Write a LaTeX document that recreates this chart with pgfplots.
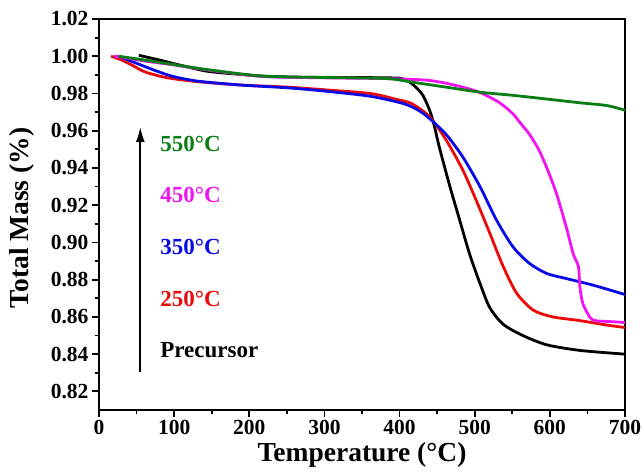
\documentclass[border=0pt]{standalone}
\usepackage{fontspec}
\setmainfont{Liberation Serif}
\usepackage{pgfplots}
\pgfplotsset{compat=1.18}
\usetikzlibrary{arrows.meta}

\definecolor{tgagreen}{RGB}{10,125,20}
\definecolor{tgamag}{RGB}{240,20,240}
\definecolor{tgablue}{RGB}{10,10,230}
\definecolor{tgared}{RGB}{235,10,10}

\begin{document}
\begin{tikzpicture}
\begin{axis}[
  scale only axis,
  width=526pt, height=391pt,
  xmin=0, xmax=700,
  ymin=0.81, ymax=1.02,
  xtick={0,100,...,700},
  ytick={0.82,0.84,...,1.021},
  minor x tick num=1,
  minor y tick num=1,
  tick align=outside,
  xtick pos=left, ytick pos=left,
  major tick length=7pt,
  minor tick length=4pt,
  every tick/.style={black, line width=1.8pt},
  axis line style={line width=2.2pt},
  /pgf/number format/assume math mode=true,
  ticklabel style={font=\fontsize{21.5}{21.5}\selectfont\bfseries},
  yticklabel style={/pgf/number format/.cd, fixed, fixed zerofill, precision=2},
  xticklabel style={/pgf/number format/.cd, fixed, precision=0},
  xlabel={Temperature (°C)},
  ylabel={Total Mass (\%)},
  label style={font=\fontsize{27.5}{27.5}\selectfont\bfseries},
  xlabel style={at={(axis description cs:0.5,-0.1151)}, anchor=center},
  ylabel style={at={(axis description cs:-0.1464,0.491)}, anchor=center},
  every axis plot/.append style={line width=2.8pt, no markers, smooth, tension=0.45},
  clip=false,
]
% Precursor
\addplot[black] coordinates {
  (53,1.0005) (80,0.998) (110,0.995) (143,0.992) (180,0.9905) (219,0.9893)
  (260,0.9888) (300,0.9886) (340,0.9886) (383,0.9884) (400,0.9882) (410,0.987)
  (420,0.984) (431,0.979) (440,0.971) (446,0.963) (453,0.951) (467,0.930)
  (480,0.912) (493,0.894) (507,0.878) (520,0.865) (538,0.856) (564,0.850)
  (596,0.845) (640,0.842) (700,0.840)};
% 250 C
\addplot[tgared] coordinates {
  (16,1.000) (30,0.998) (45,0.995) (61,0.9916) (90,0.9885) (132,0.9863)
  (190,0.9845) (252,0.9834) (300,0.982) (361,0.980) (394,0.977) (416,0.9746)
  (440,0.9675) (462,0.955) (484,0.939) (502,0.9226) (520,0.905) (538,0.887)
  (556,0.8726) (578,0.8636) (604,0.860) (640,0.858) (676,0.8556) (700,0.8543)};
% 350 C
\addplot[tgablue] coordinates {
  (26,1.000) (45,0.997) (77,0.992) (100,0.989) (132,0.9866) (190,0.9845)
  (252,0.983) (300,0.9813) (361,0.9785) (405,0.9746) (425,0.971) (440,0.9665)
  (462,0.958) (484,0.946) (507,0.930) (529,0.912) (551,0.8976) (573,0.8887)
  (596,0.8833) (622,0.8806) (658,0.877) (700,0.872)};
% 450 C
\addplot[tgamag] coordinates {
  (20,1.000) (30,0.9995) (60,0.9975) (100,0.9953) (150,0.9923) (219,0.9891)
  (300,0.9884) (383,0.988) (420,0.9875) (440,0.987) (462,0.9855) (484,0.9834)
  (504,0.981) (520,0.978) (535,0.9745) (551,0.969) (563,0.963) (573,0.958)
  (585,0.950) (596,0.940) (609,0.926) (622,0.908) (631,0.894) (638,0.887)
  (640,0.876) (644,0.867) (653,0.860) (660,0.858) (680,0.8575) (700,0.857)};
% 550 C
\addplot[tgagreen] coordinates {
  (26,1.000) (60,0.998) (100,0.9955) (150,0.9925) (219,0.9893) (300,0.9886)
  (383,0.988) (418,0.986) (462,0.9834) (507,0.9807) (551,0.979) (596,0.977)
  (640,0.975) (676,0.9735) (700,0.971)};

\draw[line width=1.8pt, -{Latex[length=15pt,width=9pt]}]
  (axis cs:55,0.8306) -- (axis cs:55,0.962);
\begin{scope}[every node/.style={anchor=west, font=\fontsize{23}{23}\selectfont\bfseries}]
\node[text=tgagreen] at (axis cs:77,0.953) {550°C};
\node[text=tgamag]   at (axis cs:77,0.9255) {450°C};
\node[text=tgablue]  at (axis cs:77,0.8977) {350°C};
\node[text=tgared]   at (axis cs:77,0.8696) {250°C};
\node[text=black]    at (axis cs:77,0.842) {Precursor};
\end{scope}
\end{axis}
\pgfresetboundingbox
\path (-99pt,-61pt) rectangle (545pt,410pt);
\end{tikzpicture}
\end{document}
---
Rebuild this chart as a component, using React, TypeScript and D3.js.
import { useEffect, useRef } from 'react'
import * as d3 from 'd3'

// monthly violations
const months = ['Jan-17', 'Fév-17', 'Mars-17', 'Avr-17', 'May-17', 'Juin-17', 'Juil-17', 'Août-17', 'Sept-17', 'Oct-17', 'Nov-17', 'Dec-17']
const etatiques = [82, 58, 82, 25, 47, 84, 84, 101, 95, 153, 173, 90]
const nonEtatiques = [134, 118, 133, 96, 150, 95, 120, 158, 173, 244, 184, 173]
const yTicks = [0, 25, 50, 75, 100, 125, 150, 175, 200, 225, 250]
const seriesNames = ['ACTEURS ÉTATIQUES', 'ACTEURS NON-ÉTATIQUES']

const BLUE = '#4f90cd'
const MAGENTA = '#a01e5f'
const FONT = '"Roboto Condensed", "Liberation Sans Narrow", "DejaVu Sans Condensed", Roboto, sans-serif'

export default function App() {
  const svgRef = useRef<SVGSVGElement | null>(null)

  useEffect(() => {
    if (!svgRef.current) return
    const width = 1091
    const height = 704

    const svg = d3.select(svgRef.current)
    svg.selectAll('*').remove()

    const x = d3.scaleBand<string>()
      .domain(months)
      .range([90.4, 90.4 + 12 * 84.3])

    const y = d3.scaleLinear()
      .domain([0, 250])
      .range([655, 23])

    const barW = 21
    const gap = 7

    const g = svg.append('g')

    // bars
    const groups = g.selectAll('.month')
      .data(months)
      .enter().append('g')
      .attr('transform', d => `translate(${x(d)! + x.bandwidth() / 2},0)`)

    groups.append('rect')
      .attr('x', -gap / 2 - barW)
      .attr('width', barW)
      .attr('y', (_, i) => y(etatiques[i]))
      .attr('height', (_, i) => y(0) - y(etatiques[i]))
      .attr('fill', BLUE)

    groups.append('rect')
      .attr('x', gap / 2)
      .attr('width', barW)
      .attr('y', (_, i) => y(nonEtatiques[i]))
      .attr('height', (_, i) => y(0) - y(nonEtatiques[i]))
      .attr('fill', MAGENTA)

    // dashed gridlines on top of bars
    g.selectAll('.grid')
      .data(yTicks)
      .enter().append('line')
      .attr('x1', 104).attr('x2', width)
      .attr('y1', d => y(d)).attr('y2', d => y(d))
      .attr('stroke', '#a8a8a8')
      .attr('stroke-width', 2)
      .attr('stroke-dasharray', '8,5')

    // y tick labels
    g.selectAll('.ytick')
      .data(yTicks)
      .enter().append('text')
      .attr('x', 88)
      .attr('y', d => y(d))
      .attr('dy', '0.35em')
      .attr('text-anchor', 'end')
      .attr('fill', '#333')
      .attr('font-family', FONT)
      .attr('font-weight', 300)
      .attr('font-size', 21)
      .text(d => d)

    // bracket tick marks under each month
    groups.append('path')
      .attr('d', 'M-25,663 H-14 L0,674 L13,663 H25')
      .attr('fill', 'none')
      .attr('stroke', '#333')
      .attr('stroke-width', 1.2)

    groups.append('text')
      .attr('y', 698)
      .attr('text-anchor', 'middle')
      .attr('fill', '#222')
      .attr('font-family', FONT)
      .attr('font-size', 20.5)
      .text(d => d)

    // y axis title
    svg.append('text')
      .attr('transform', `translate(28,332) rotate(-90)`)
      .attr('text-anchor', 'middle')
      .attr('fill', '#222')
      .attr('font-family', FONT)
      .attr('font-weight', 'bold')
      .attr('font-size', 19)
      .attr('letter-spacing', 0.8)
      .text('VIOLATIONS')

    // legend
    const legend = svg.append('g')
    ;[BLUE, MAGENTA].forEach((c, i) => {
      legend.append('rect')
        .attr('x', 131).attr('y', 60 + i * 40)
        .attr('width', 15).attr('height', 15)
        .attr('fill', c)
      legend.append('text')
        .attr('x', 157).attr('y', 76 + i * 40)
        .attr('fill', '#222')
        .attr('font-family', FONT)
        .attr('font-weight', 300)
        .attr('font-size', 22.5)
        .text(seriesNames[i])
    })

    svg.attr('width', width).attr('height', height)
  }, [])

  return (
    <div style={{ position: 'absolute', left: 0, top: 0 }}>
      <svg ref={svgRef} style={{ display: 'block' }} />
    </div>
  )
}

■ Directions: Find all lines where the word "this" appears. Copy them.

■ Final result:
Write a LaTeX document that recreates this chart with pgfplots.
Rebuild this chart as a component, using React, TypeScript and D3.js.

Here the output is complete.